A verdade deixa de ser apenas uma ideia previamente concebida, estudada e concordada. A boa fé se opõe aos dogmatismos. Quem opta pela verdade em nome do dogmatismo e não em nome da boa-fé, vira um intolerante. Nos dias atuais, muitos contemplam a sua fé e o seu conhecimento como referências de um saber absoluto, inquestionável, findo. Por conta de suas premissas, estão dispostos a morrer e a matar. Não duvidam. Não hesitam. Imaginam conhecer uma “verdade” independente das circunstâncias, dos acontecimentos, das pessoas. Para elas a ciência, a democracia, a tolerância e o diálogo, são questões menores. Importa convencer quem pensa ou age de forma diferente da sua.

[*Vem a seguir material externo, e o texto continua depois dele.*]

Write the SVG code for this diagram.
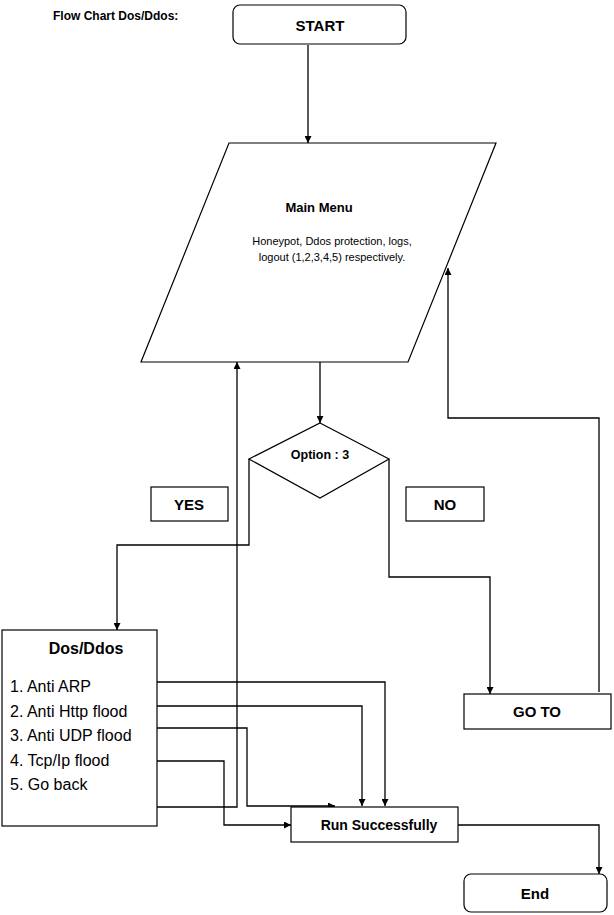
<svg xmlns="http://www.w3.org/2000/svg" width="614" height="915" viewBox="0 0 614 915">
<style>
.s{fill:#fff;stroke:#000;stroke-width:1.2}
.c{fill:none;stroke:#000;stroke-width:1.3}
text{font-family:"Liberation Sans",Arial,sans-serif;fill:#000}
.b{font-weight:bold;text-anchor:middle}
</style>
<defs>
<marker id="a" viewBox="0 0 10 10" refX="10" refY="5" markerWidth="7" markerHeight="7" markerUnits="userSpaceOnUse" orient="auto">
<path d="M0,0L10,5L0,10z" fill="#000"/>
</marker>
</defs>
<rect width="614" height="915" fill="#fff"/>
<text x="53" y="20" font-size="12" font-weight="bold">Flow Chart Dos/Ddos:</text>
<g id="connectors">
<path class="c" d="M308,45V143" marker-end="url(#a)"/>
<path class="c" d="M320,362V423" marker-end="url(#a)"/>
<path class="c" d="M249,459V545H117V630" marker-end="url(#a)"/>
<path class="c" d="M389,459V577H490V694" marker-end="url(#a)"/>
<path class="c" d="M599,692V418H448V268" marker-end="url(#a)"/>
<path class="c" d="M157,807H237V362" marker-end="url(#a)"/>
<path class="c" d="M157,682H385V806" marker-end="url(#a)"/>
<path class="c" d="M157,706H362V806" marker-end="url(#a)"/>
<path class="c" d="M157,728H247V806H335" marker-end="url(#a)"/>
<path class="c" d="M157,761H224V825H291" marker-end="url(#a)"/>
<path class="c" d="M458,825H599V874" marker-end="url(#a)"/>
</g>
<g id="start">
<rect class="s" x="233" y="5" width="173" height="39" rx="7"/>
<text class="b" x="320" y="31" font-size="15">START</text>
</g>
<g id="main-menu">
<path class="s" d="M229,143H496L408,362H141Z" fill="none"/>
<text class="b" x="319" y="212" font-size="13">Main Menu</text>
<text x="332" y="245" font-size="11" text-anchor="middle">Honeypot, Ddos protection, logs,</text>
<text x="332" y="261" font-size="11" text-anchor="middle">logout (1,2,3,4,5) respectively.</text>
</g>
<g id="option">
<path class="s" d="M320,423L389,459L320,498L249,459Z"/>
<text class="b" x="320" y="459" font-size="12.5">Option : 3</text>
</g>
<g id="yes">
<rect class="s" x="151" y="487" width="77" height="34"/>
<text class="b" x="189" y="510" font-size="15">YES</text>
</g>
<g id="no">
<rect class="s" x="406" y="487" width="78" height="34"/>
<text class="b" x="445" y="510" font-size="15">NO</text>
</g>
<g id="dos">
<rect class="s" x="2" y="630" width="155" height="196"/>
<text class="b" x="86" y="654" font-size="16">Dos/Ddos</text>
<text x="10" y="692" font-size="16">1. Anti ARP</text>
<text x="10" y="717" font-size="16">2. Anti Http flood</text>
<text x="10" y="741" font-size="16">3. Anti UDP flood</text>
<text x="10" y="766" font-size="16">4. Tcp/Ip flood</text>
<text x="10" y="790" font-size="16">5. Go back</text>
</g>
<g id="goto">
<rect class="s" x="464" y="694" width="147" height="35"/>
<text class="b" x="537" y="717" font-size="15">GO TO</text>
</g>
<g id="run">
<rect class="s" x="291" y="807" width="167" height="35" fill="none"/>
<text class="b" x="379" y="830" font-size="14">Run Successfully</text>
</g>
<g id="end">
<rect class="s" x="464" y="874" width="143" height="38" rx="7"/>
<text class="b" x="535" y="899" font-size="15">End</text>
</g>
</svg>
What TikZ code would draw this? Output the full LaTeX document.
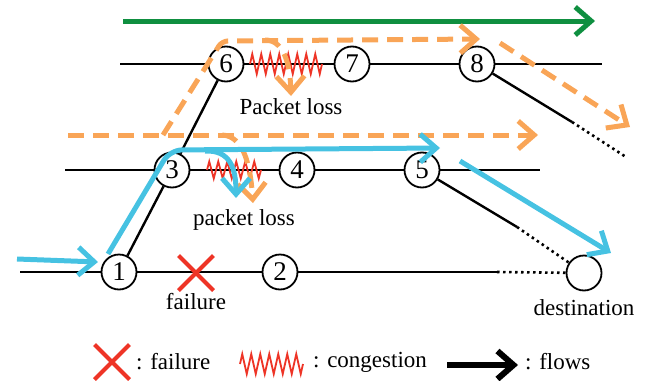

Pouco importa se a humanidade consolidou novos caminhos para os povos, há sempre aquele que faz questão de impor sua vontade, se preciso for, de forma violenta. Quem não conhece o fundamentalismo exacerbado pelos caminhos do obscurantismo? Vivemos um tempo onde pipocam em cada canto indivíduos e grupos como se fossem os cavaleiros do Apocalipse. São os juízes do absoluto desejando impor a sua visão estreita. Indivíduos que, no fundo, vivem prisioneiros da sua própria ignorância. Escravos de bandeiras inconsequentes, conhecidas por multiplicar distâncias entre os seres humanos.

O filósofo e teórico social Michel Foucault dizia que a “verdade” como conceito absoluto precisava do poder para consolidar-se na história humana. Trata-se de uma verdade que, na maioria das vezes, acabou sendo explicitada pelas instituições dominantes. A verdade produzida graças a múltiplas coerções e que tem os seus efeitos regulamentados pelo poder de quem dá as cartas.

Cada sociedade tem seu regime de verdade, sua política, seus discursos. Eles são acolhidos e ampliados a partir de determinadas situações. Os mecanismos e as instâncias que permitem distinguir os enunciados verdadeiros dos falsos, o estatuto daqueles que têm o encargo de dizer o que funciona como verdadeiro, sempre estarão diretamente ligados a quem exerce o poder de convencimento.

Vivemos em meio a uma polarização de ideias. Cada dia o egoísmo fica mais forte. Nunca tivemos tanto apreço pela economia ditando as normas do corpo e da mente. Não bastasse tamanha loucura na sociedade que vivemos, há uma multiplicação de moralistas que ficam por aí de plantão preocupados em julgar o comportamento alheio, mesmo que este não lhes diga respeito. Convenhamos, que tempos macabros são estes, meus amigos!